I wish to move savings out of reach of the possible bank levy in 2014.

I contacted HSBC premier and I would have to make way up to a branch in the North to open an account with them. Also they want me to have my salary going into a HSBC account.

Is there a slightly easier alternative??? Are there banks that allow one to open an account without visiting a branch??

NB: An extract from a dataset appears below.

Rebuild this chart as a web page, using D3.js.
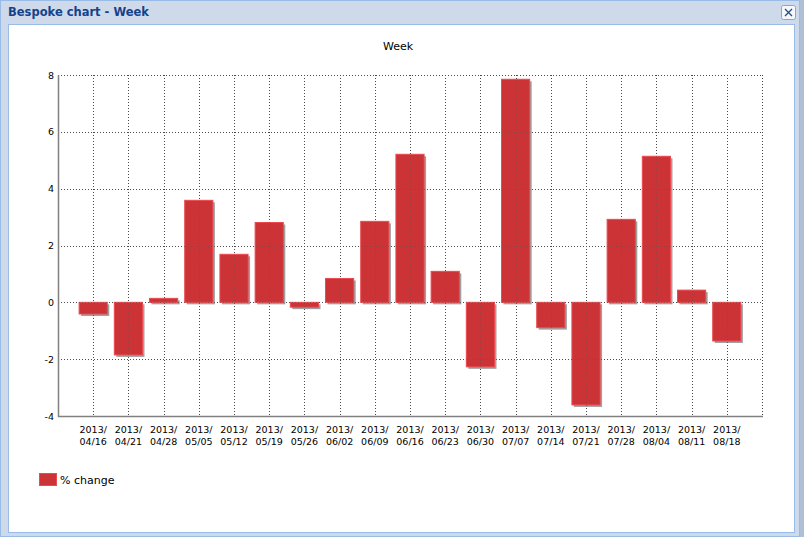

Is there a another Thread (I did search) which had advice on (a) possibility of Bank Levy (b) Avoiding (c) transferring Monies outside eurozone

Kant


----------



## Lightning (19 Dec 2013)

What exactly do you want to do?

Are you looking to open a GBP account in NI?


----------



## Jim2007 (19 Dec 2013)

How do you see a bank levy impacting your savings and how can you be sure that a foreign bank is not going to have to pay a similar levy to it's government???  Now that the recession is starting to wind down most governments are seeking to build up some kind of banking security fund... So a levy or special tax is not out of the question for them either, on top of this you have Basel III coming up and that will impact the capital structure of all banks world wide... I don't see an merit in the idea of simply putting it outside the country, making it some how safer..


----------



## Kant (19 Dec 2013)

Thanks for reply.
First and foremost I am looking for advice on the topics of safe places to keep savings and bank levys.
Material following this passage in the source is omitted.